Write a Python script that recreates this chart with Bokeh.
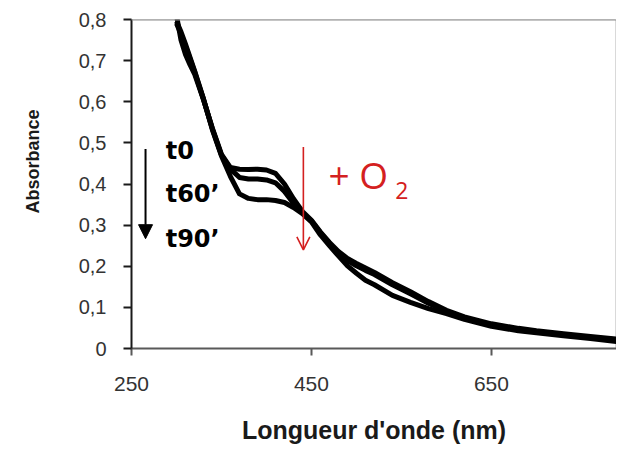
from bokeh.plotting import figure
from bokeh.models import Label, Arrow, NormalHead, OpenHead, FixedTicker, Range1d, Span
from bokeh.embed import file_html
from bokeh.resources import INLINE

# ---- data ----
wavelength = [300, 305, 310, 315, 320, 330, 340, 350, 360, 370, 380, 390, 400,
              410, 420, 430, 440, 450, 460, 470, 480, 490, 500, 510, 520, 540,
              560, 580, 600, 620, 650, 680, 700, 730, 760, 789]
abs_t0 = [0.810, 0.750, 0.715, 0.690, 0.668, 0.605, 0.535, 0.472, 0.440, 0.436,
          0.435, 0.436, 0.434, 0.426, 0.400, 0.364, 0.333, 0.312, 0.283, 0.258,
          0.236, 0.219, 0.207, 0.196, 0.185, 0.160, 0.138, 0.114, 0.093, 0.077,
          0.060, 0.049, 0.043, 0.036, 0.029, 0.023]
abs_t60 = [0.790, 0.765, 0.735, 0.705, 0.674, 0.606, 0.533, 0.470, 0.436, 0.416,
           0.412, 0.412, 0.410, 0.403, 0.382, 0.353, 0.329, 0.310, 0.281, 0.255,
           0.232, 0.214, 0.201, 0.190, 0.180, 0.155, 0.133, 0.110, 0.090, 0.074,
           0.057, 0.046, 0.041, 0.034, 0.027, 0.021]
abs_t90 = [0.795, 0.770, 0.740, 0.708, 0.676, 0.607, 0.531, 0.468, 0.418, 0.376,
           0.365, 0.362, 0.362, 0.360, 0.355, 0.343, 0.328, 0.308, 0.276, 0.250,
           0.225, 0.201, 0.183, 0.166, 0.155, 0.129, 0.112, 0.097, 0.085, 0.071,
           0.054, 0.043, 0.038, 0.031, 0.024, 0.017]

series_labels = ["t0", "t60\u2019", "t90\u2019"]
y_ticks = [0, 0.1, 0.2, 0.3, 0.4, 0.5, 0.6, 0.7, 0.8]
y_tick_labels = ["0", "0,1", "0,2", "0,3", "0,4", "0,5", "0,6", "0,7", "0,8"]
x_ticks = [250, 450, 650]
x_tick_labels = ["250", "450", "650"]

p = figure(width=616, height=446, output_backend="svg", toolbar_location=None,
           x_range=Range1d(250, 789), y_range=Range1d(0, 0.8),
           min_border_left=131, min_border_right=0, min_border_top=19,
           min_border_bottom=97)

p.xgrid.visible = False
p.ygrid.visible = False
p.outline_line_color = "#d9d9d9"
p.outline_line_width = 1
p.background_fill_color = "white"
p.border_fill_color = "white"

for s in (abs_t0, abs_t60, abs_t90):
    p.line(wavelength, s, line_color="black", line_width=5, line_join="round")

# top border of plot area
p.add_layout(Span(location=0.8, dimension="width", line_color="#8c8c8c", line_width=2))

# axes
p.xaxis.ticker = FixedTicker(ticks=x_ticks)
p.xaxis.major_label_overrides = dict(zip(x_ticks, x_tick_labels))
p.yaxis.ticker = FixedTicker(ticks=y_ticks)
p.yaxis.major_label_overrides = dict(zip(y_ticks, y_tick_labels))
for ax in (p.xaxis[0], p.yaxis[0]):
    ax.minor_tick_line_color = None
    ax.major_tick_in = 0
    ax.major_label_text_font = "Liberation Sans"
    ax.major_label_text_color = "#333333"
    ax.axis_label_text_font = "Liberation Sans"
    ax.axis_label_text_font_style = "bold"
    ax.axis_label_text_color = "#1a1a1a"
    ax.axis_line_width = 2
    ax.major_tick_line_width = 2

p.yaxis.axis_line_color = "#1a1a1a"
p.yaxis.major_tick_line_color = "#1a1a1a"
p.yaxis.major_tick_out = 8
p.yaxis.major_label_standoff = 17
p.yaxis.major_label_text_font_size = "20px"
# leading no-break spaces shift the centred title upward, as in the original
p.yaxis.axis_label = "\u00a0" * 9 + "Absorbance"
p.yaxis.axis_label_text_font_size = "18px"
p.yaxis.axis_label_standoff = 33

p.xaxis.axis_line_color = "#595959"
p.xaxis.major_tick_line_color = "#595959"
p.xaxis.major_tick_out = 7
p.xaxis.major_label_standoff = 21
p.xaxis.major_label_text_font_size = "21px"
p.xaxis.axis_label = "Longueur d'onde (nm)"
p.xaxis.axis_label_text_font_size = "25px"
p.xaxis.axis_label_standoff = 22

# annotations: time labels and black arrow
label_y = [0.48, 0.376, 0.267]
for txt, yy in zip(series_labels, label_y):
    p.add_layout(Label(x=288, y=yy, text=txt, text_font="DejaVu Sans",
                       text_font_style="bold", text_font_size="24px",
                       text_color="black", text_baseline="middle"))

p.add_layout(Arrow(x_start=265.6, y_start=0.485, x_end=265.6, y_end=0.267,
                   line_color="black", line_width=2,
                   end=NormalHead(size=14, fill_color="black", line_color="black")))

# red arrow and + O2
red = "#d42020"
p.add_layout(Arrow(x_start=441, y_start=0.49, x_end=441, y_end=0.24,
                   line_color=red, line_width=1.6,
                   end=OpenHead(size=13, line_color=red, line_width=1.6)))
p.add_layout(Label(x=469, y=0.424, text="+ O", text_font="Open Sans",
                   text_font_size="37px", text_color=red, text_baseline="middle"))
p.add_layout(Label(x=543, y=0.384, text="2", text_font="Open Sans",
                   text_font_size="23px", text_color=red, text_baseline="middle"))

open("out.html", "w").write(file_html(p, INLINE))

EXERCISE: Transcribe the listing in full and omit the pictures.

TASK SOLUTION:
Write a Python script that recreates this chart with Bokeh.
from bokeh.plotting import figure
from bokeh.models import Label, Arrow, NormalHead, OpenHead, FixedTicker, Range1d, Span
from bokeh.embed import file_html
from bokeh.resources import INLINE

# ---- data ----
wavelength = [300, 305, 310, 315, 320, 330, 340, 350, 360, 370, 380, 390, 400,
              410, 420, 430, 440, 450, 460, 470, 480, 490, 500, 510, 520, 540,
              560, 580, 600, 620, 650, 680, 700, 730, 760, 789]
abs_t0 = [0.810, 0.750, 0.715, 0.690, 0.668, 0.605, 0.535, 0.472, 0.440, 0.436,
          0.435, 0.436, 0.434, 0.426, 0.400, 0.364, 0.333, 0.312, 0.283, 0.258,
          0.236, 0.219, 0.207, 0.196, 0.185, 0.160, 0.138, 0.114, 0.093, 0.077,
          0.060, 0.049, 0.043, 0.036, 0.029, 0.023]
abs_t60 = [0.790, 0.765, 0.735, 0.705, 0.674, 0.606, 0.533, 0.470, 0.436, 0.416,
           0.412, 0.412, 0.410, 0.403, 0.382, 0.353, 0.329, 0.310, 0.281, 0.255,
           0.232, 0.214, 0.201, 0.190, 0.180, 0.155, 0.133, 0.110, 0.090, 0.074,
           0.057, 0.046, 0.041, 0.034, 0.027, 0.021]
abs_t90 = [0.795, 0.770, 0.740, 0.708, 0.676, 0.607, 0.531, 0.468, 0.418, 0.376,
           0.365, 0.362, 0.362, 0.360, 0.355, 0.343, 0.328, 0.308, 0.276, 0.250,
           0.225, 0.201, 0.183, 0.166, 0.155, 0.129, 0.112, 0.097, 0.085, 0.071,
           0.054, 0.043, 0.038, 0.031, 0.024, 0.017]

series_labels = ["t0", "t60\u2019", "t90\u2019"]
y_ticks = [0, 0.1, 0.2, 0.3, 0.4, 0.5, 0.6, 0.7, 0.8]
y_tick_labels = ["0", "0,1", "0,2", "0,3", "0,4", "0,5", "0,6", "0,7", "0,8"]
x_ticks = [250, 450, 650]
x_tick_labels = ["250", "450", "650"]

p = figure(width=616, height=446, output_backend="svg", toolbar_location=None,
           x_range=Range1d(250, 789), y_range=Range1d(0, 0.8),
           min_border_left=131, min_border_right=0, min_border_top=19,
           min_border_bottom=97)

p.xgrid.visible = False
p.ygrid.visible = False
p.outline_line_color = "#d9d9d9"
p.outline_line_width = 1
p.background_fill_color = "white"
p.border_fill_color = "white"

for s in (abs_t0, abs_t60, abs_t90):
    p.line(wavelength, s, line_color="black", line_width=5, line_join="round")

# top border of plot area
p.add_layout(Span(location=0.8, dimension="width", line_color="#8c8c8c", line_width=2))

# axes
p.xaxis.ticker = FixedTicker(ticks=x_ticks)
p.xaxis.major_label_overrides = dict(zip(x_ticks, x_tick_labels))
p.yaxis.ticker = FixedTicker(ticks=y_ticks)
p.yaxis.major_label_overrides = dict(zip(y_ticks, y_tick_labels))
for ax in (p.xaxis[0], p.yaxis[0]):
    ax.minor_tick_line_color = None
    ax.major_tick_in = 0
    ax.major_label_text_font = "Liberation Sans"
    ax.major_label_text_color = "#333333"
    ax.axis_label_text_font = "Liberation Sans"
    ax.axis_label_text_font_style = "bold"
    ax.axis_label_text_color = "#1a1a1a"
    ax.axis_line_width = 2
    ax.major_tick_line_width = 2

p.yaxis.axis_line_color = "#1a1a1a"
p.yaxis.major_tick_line_color = "#1a1a1a"
p.yaxis.major_tick_out = 8
p.yaxis.major_label_standoff = 17
p.yaxis.major_label_text_font_size = "20px"
# leading no-break spaces shift the centred title upward, as in the original
p.yaxis.axis_label = "\u00a0" * 9 + "Absorbance"
p.yaxis.axis_label_text_font_size = "18px"
p.yaxis.axis_label_standoff = 33

p.xaxis.axis_line_color = "#595959"
p.xaxis.major_tick_line_color = "#595959"
p.xaxis.major_tick_out = 7
p.xaxis.major_label_standoff = 21
p.xaxis.major_label_text_font_size = "21px"
p.xaxis.axis_label = "Longueur d'onde (nm)"
p.xaxis.axis_label_text_font_size = "25px"
p.xaxis.axis_label_standoff = 22

# annotations: time labels and black arrow
label_y = [0.48, 0.376, 0.267]
for txt, yy in zip(series_labels, label_y):
    p.add_layout(Label(x=288, y=yy, text=txt, text_font="DejaVu Sans",
                       text_font_style="bold", text_font_size="24px",
                       text_color="black", text_baseline="middle"))

p.add_layout(Arrow(x_start=265.6, y_start=0.485, x_end=265.6, y_end=0.267,
                   line_color="black", line_width=2,
                   end=NormalHead(size=14, fill_color="black", line_color="black")))

# red arrow and + O2
red = "#d42020"
p.add_layout(Arrow(x_start=441, y_start=0.49, x_end=441, y_end=0.24,
                   line_color=red, line_width=1.6,
                   end=OpenHead(size=13, line_color=red, line_width=1.6)))
p.add_layout(Label(x=469, y=0.424, text="+ O", text_font="Open Sans",
                   text_font_size="37px", text_color=red, text_baseline="middle"))
p.add_layout(Label(x=543, y=0.384, text="2", text_font="Open Sans",
                   text_font_size="23px", text_color=red, text_baseline="middle"))

open("out.html", "w").write(file_html(p, INLINE))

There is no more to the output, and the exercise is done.